• [EXCERPTED RECORDS]

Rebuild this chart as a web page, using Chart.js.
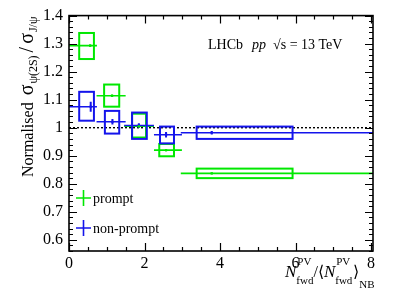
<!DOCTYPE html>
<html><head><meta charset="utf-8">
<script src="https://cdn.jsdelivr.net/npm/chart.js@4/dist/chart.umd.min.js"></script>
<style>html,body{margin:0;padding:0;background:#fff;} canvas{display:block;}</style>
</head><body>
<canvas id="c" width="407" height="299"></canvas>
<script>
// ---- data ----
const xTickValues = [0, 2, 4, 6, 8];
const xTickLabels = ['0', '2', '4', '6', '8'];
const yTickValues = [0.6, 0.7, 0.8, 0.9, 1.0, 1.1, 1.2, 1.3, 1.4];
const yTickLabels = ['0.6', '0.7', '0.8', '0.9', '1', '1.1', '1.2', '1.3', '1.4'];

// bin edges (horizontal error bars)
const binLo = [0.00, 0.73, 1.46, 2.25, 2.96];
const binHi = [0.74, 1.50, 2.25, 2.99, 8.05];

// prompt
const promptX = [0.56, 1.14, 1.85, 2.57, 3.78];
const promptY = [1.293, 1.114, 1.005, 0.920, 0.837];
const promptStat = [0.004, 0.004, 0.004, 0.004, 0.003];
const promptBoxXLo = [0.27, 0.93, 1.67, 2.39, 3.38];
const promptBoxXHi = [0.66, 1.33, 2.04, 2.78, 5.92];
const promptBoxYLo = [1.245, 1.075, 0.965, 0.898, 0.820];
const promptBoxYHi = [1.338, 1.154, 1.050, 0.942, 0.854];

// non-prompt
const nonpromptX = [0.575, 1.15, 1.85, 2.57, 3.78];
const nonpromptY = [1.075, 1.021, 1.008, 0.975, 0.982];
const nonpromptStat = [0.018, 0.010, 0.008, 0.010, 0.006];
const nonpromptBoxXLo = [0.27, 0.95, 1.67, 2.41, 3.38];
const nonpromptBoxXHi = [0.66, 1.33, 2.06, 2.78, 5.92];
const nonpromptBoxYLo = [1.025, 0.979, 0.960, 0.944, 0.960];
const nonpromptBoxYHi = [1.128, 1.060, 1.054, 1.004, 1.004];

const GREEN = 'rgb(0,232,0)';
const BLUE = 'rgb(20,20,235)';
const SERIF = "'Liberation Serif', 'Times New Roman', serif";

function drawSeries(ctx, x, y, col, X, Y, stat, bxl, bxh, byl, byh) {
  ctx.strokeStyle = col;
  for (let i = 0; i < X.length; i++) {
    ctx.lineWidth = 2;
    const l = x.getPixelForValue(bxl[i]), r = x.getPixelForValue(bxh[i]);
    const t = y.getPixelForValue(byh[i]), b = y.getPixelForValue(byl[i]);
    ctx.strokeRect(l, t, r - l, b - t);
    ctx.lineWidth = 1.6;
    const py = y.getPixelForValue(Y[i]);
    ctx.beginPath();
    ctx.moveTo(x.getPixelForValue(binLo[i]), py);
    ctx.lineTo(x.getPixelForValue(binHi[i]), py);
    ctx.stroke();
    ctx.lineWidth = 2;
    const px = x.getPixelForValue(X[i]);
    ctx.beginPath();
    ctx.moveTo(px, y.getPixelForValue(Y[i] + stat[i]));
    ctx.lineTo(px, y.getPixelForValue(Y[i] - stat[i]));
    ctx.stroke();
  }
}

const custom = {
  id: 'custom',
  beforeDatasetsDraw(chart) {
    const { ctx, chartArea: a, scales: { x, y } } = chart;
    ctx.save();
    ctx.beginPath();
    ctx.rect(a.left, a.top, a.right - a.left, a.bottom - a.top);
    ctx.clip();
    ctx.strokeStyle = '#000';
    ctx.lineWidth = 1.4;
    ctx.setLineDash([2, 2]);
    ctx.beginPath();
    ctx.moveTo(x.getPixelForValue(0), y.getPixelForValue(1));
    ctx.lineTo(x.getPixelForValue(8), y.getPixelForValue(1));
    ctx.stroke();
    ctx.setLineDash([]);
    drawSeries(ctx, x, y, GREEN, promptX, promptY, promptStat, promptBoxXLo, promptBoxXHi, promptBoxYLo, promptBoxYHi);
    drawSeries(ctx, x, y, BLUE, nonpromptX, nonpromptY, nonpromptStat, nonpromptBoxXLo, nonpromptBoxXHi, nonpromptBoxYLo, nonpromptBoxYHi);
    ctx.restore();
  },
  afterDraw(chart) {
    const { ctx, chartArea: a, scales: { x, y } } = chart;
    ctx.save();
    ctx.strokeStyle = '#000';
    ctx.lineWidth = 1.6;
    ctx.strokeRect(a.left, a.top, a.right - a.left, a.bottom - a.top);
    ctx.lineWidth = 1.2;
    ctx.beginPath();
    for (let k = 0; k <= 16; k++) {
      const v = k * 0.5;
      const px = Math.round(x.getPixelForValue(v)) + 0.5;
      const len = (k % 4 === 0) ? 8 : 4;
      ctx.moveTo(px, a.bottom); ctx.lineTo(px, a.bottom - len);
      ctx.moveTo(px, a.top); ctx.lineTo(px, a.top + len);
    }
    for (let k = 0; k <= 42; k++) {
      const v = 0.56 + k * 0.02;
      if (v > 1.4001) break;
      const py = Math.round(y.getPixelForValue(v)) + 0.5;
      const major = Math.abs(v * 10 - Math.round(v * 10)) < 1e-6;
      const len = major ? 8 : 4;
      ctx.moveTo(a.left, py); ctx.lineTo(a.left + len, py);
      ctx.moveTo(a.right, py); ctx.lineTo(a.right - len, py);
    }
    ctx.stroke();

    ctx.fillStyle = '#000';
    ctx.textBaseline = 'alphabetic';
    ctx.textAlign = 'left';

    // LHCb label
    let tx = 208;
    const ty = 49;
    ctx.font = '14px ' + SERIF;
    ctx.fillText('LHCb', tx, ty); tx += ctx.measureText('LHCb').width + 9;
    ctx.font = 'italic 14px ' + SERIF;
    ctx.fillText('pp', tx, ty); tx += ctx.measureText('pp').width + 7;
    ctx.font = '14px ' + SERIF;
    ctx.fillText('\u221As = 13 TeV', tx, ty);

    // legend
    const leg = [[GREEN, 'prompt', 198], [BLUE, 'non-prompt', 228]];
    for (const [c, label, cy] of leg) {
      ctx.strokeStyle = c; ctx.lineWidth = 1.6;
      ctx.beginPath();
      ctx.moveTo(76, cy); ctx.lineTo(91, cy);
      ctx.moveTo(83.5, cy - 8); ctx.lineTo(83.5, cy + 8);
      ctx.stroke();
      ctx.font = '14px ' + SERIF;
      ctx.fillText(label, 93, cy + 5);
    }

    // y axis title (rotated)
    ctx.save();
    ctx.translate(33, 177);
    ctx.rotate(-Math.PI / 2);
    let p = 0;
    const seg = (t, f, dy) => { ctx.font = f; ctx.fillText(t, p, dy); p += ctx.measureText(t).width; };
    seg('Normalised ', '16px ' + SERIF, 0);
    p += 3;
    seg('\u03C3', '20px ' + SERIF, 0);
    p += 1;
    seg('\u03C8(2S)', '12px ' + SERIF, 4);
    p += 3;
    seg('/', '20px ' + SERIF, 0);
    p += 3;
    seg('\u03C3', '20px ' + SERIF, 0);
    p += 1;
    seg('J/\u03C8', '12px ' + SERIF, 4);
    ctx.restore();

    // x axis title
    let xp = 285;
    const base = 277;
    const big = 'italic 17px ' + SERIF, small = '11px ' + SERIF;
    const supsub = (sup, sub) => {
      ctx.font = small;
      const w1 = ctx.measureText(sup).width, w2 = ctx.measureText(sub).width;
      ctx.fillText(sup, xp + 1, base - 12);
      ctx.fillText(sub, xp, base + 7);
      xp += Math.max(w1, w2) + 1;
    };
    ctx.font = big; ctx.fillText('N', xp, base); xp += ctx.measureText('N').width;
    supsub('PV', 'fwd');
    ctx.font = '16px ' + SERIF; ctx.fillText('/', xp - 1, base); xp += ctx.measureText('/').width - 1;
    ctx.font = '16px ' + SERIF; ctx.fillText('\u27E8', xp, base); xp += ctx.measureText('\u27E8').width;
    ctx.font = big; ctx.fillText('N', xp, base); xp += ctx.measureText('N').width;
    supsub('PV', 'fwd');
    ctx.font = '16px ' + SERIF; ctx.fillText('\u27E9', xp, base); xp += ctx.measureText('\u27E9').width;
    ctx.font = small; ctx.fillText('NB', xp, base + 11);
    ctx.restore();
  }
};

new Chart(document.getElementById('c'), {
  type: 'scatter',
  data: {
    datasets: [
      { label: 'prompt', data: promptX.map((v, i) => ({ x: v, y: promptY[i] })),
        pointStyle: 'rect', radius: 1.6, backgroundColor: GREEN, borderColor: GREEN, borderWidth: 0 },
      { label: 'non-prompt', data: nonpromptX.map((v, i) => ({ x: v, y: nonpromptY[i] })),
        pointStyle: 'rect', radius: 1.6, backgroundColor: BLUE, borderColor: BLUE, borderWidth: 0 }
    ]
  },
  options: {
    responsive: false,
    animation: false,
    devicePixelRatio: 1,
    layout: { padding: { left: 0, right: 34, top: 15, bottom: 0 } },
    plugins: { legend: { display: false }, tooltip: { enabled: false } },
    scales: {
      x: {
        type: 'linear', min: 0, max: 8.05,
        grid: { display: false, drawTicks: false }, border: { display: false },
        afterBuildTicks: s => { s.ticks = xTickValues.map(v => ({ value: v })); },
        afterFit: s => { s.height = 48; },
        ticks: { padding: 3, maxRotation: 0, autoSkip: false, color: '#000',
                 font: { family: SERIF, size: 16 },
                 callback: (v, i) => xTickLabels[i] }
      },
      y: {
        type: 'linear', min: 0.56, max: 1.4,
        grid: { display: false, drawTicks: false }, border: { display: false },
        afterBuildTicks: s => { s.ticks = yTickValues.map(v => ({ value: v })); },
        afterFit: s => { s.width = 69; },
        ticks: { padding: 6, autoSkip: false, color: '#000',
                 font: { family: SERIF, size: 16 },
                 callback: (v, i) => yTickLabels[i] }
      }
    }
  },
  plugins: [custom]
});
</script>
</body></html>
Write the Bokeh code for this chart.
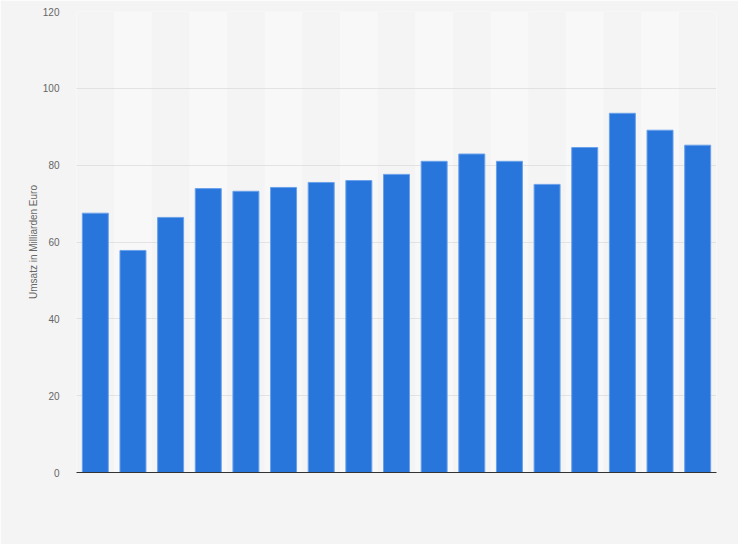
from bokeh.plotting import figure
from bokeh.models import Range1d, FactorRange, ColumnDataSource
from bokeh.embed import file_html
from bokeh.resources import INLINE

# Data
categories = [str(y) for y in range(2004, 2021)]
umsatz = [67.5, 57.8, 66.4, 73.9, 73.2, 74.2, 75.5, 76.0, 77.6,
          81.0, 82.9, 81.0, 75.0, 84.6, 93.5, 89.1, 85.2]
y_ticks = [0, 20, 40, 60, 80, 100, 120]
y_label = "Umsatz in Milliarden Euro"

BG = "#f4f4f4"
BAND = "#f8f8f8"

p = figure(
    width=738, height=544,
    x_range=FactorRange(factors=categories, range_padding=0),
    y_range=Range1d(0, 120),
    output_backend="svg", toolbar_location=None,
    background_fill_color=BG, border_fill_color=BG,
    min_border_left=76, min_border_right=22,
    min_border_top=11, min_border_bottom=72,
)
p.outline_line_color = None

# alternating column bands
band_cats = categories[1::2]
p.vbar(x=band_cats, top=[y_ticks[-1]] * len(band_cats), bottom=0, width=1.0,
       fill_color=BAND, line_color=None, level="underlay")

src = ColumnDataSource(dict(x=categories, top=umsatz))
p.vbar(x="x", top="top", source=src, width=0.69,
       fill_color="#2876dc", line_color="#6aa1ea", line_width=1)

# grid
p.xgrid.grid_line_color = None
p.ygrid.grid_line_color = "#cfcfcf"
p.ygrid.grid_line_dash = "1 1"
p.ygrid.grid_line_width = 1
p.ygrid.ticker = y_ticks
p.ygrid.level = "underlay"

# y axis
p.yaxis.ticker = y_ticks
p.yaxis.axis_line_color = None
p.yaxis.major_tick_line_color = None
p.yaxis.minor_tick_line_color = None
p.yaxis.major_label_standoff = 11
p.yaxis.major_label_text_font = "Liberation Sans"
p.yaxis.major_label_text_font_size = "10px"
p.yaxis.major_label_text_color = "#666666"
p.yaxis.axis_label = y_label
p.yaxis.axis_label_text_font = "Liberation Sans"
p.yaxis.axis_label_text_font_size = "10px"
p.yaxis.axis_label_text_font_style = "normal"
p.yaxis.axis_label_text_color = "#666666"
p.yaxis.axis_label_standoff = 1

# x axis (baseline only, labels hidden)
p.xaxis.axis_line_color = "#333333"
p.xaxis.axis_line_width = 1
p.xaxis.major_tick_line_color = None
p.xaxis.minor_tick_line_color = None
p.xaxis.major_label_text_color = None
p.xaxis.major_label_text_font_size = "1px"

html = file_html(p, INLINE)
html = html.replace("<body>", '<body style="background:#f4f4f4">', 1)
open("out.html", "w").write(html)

• [TASK OBJECTIVE]
Return every line above that contains the word "this".

• [SOLUTION]
Rebuild this chart as a web page, using Chart.js.
Write the Bokeh code for this chart.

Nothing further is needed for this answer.